* BEGIN *

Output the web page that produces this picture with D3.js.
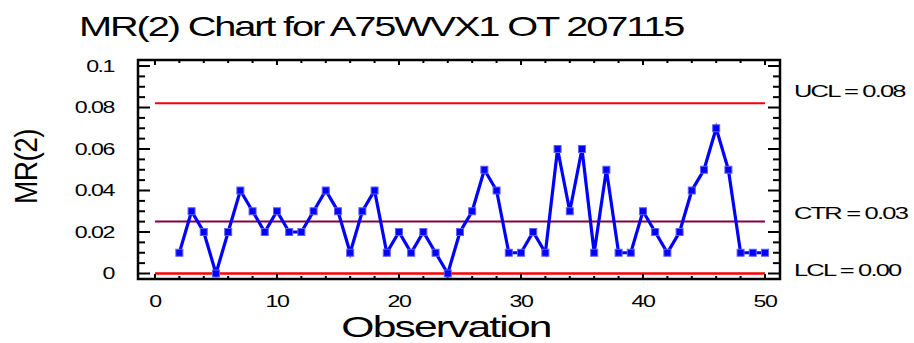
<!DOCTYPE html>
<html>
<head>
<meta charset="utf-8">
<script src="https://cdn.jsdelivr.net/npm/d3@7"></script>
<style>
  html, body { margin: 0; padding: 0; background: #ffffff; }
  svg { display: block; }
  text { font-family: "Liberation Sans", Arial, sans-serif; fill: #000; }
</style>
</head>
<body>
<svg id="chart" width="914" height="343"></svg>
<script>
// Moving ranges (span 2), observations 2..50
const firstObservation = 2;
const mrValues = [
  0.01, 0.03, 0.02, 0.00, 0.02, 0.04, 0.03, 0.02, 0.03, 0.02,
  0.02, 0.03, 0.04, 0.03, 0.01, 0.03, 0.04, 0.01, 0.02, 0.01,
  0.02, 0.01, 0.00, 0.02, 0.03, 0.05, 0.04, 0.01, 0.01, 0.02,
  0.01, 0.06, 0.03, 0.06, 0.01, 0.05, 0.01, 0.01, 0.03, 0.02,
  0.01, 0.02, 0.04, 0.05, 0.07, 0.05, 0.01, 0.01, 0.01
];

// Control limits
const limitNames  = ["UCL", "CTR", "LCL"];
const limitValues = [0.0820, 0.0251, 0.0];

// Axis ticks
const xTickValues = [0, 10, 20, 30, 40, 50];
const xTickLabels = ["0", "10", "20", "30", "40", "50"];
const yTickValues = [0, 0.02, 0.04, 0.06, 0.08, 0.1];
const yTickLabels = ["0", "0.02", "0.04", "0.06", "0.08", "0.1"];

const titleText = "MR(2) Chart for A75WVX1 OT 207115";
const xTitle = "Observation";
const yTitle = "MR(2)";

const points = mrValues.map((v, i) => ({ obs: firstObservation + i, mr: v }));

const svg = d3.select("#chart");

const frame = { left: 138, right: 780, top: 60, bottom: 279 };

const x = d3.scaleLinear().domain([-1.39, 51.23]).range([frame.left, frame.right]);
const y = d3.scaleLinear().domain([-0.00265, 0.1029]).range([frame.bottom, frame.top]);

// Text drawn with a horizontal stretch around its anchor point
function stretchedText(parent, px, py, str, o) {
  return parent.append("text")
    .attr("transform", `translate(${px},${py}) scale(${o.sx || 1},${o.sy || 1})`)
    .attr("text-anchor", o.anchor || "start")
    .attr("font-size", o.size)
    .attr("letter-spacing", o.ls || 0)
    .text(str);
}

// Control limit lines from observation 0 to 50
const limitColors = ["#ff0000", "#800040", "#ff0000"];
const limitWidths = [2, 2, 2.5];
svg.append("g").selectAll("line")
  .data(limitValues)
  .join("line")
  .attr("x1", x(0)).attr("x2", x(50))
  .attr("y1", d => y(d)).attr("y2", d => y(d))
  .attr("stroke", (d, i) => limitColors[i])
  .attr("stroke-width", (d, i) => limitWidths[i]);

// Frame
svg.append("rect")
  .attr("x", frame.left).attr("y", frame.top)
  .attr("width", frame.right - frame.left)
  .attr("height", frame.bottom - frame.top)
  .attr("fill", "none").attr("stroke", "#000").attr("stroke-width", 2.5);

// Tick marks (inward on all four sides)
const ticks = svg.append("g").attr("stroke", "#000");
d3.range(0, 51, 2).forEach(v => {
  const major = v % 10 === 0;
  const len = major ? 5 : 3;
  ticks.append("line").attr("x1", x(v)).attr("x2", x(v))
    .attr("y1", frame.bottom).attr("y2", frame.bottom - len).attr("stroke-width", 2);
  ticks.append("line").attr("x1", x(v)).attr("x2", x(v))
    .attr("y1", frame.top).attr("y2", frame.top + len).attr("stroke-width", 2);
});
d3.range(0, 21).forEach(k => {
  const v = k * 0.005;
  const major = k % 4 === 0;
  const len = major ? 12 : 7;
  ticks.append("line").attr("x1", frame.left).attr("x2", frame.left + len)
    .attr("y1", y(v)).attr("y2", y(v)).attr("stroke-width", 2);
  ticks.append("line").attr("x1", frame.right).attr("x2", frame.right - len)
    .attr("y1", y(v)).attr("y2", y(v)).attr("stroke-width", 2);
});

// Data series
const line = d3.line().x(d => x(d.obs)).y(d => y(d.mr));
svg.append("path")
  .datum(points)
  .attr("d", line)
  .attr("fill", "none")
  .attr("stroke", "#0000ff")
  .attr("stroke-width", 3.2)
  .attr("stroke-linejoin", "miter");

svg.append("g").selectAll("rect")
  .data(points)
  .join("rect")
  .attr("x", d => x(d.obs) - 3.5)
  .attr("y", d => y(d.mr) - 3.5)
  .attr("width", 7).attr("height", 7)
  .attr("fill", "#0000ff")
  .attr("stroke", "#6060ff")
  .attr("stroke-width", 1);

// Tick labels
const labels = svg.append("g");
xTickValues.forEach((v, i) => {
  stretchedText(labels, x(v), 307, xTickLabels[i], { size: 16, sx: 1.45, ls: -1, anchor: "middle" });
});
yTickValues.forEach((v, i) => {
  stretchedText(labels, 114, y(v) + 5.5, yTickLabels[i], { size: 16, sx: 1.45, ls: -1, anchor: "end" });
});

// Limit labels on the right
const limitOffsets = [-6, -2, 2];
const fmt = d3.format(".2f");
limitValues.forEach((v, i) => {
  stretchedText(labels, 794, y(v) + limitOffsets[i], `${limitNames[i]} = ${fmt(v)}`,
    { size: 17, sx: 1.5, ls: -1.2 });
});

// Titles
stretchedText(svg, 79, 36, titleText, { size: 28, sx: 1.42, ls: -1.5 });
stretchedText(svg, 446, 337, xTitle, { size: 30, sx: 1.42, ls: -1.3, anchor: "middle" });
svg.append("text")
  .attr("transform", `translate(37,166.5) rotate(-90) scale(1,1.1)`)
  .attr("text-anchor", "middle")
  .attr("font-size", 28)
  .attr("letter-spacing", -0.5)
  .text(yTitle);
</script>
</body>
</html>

* END *

§ Aim of the exercise: Pictures are to be left out; repeat all the remaining data exactly.

§ Output for this exercise:
Output the web page that produces this picture with D3.js.
<!DOCTYPE html>
<html>
<head>
<meta charset="utf-8">
<script src="https://cdn.jsdelivr.net/npm/d3@7"></script>
<style>
  html, body { margin: 0; padding: 0; background: #ffffff; }
  svg { display: block; }
  text { font-family: "Liberation Sans", Arial, sans-serif; fill: #000; }
</style>
</head>
<body>
<svg id="chart" width="914" height="343"></svg>
<script>
// Moving ranges (span 2), observations 2..50
const firstObservation = 2;
const mrValues = [
  0.01, 0.03, 0.02, 0.00, 0.02, 0.04, 0.03, 0.02, 0.03, 0.02,
  0.02, 0.03, 0.04, 0.03, 0.01, 0.03, 0.04, 0.01, 0.02, 0.01,
  0.02, 0.01, 0.00, 0.02, 0.03, 0.05, 0.04, 0.01, 0.01, 0.02,
  0.01, 0.06, 0.03, 0.06, 0.01, 0.05, 0.01, 0.01, 0.03, 0.02,
  0.01, 0.02, 0.04, 0.05, 0.07, 0.05, 0.01, 0.01, 0.01
];

// Control limits
const limitNames  = ["UCL", "CTR", "LCL"];
const limitValues = [0.0820, 0.0251, 0.0];

// Axis ticks
const xTickValues = [0, 10, 20, 30, 40, 50];
const xTickLabels = ["0", "10", "20", "30", "40", "50"];
const yTickValues = [0, 0.02, 0.04, 0.06, 0.08, 0.1];
const yTickLabels = ["0", "0.02", "0.04", "0.06", "0.08", "0.1"];

const titleText = "MR(2) Chart for A75WVX1 OT 207115";
const xTitle = "Observation";
const yTitle = "MR(2)";

const points = mrValues.map((v, i) => ({ obs: firstObservation + i, mr: v }));

const svg = d3.select("#chart");

const frame = { left: 138, right: 780, top: 60, bottom: 279 };

const x = d3.scaleLinear().domain([-1.39, 51.23]).range([frame.left, frame.right]);
const y = d3.scaleLinear().domain([-0.00265, 0.1029]).range([frame.bottom, frame.top]);

// Text drawn with a horizontal stretch around its anchor point
function stretchedText(parent, px, py, str, o) {
  return parent.append("text")
    .attr("transform", `translate(${px},${py}) scale(${o.sx || 1},${o.sy || 1})`)
    .attr("text-anchor", o.anchor || "start")
    .attr("font-size", o.size)
    .attr("letter-spacing", o.ls || 0)
    .text(str);
}

// Control limit lines from observation 0 to 50
const limitColors = ["#ff0000", "#800040", "#ff0000"];
const limitWidths = [2, 2, 2.5];
svg.append("g").selectAll("line")
  .data(limitValues)
  .join("line")
  .attr("x1", x(0)).attr("x2", x(50))
  .attr("y1", d => y(d)).attr("y2", d => y(d))
  .attr("stroke", (d, i) => limitColors[i])
  .attr("stroke-width", (d, i) => limitWidths[i]);

// Frame
svg.append("rect")
  .attr("x", frame.left).attr("y", frame.top)
  .attr("width", frame.right - frame.left)
  .attr("height", frame.bottom - frame.top)
  .attr("fill", "none").attr("stroke", "#000").attr("stroke-width", 2.5);

// Tick marks (inward on all four sides)
const ticks = svg.append("g").attr("stroke", "#000");
d3.range(0, 51, 2).forEach(v => {
  const major = v % 10 === 0;
  const len = major ? 5 : 3;
  ticks.append("line").attr("x1", x(v)).attr("x2", x(v))
    .attr("y1", frame.bottom).attr("y2", frame.bottom - len).attr("stroke-width", 2);
  ticks.append("line").attr("x1", x(v)).attr("x2", x(v))
    .attr("y1", frame.top).attr("y2", frame.top + len).attr("stroke-width", 2);
});
d3.range(0, 21).forEach(k => {
  const v = k * 0.005;
  const major = k % 4 === 0;
  const len = major ? 12 : 7;
  ticks.append("line").attr("x1", frame.left).attr("x2", frame.left + len)
    .attr("y1", y(v)).attr("y2", y(v)).attr("stroke-width", 2);
  ticks.append("line").attr("x1", frame.right).attr("x2", frame.right - len)
    .attr("y1", y(v)).attr("y2", y(v)).attr("stroke-width", 2);
});

// Data series
const line = d3.line().x(d => x(d.obs)).y(d => y(d.mr));
svg.append("path")
  .datum(points)
  .attr("d", line)
  .attr("fill", "none")
  .attr("stroke", "#0000ff")
  .attr("stroke-width", 3.2)
  .attr("stroke-linejoin", "miter");

svg.append("g").selectAll("rect")
  .data(points)
  .join("rect")
  .attr("x", d => x(d.obs) - 3.5)
  .attr("y", d => y(d.mr) - 3.5)
  .attr("width", 7).attr("height", 7)
  .attr("fill", "#0000ff")
  .attr("stroke", "#6060ff")
  .attr("stroke-width", 1);

// Tick labels
const labels = svg.append("g");
xTickValues.forEach((v, i) => {
  stretchedText(labels, x(v), 307, xTickLabels[i], { size: 16, sx: 1.45, ls: -1, anchor: "middle" });
});
yTickValues.forEach((v, i) => {
  stretchedText(labels, 114, y(v) + 5.5, yTickLabels[i], { size: 16, sx: 1.45, ls: -1, anchor: "end" });
});

// Limit labels on the right
const limitOffsets = [-6, -2, 2];
const fmt = d3.format(".2f");
limitValues.forEach((v, i) => {
  stretchedText(labels, 794, y(v) + limitOffsets[i], `${limitNames[i]} = ${fmt(v)}`,
    { size: 17, sx: 1.5, ls: -1.2 });
});

// Titles
stretchedText(svg, 79, 36, titleText, { size: 28, sx: 1.42, ls: -1.5 });
stretchedText(svg, 446, 337, xTitle, { size: 30, sx: 1.42, ls: -1.3, anchor: "middle" });
svg.append("text")
  .attr("transform", `translate(37,166.5) rotate(-90) scale(1,1.1)`)
  .attr("text-anchor", "middle")
  .attr("font-size", 28)
  .attr("letter-spacing", -0.5)
  .text(yTitle);
</script>
</body>
</html>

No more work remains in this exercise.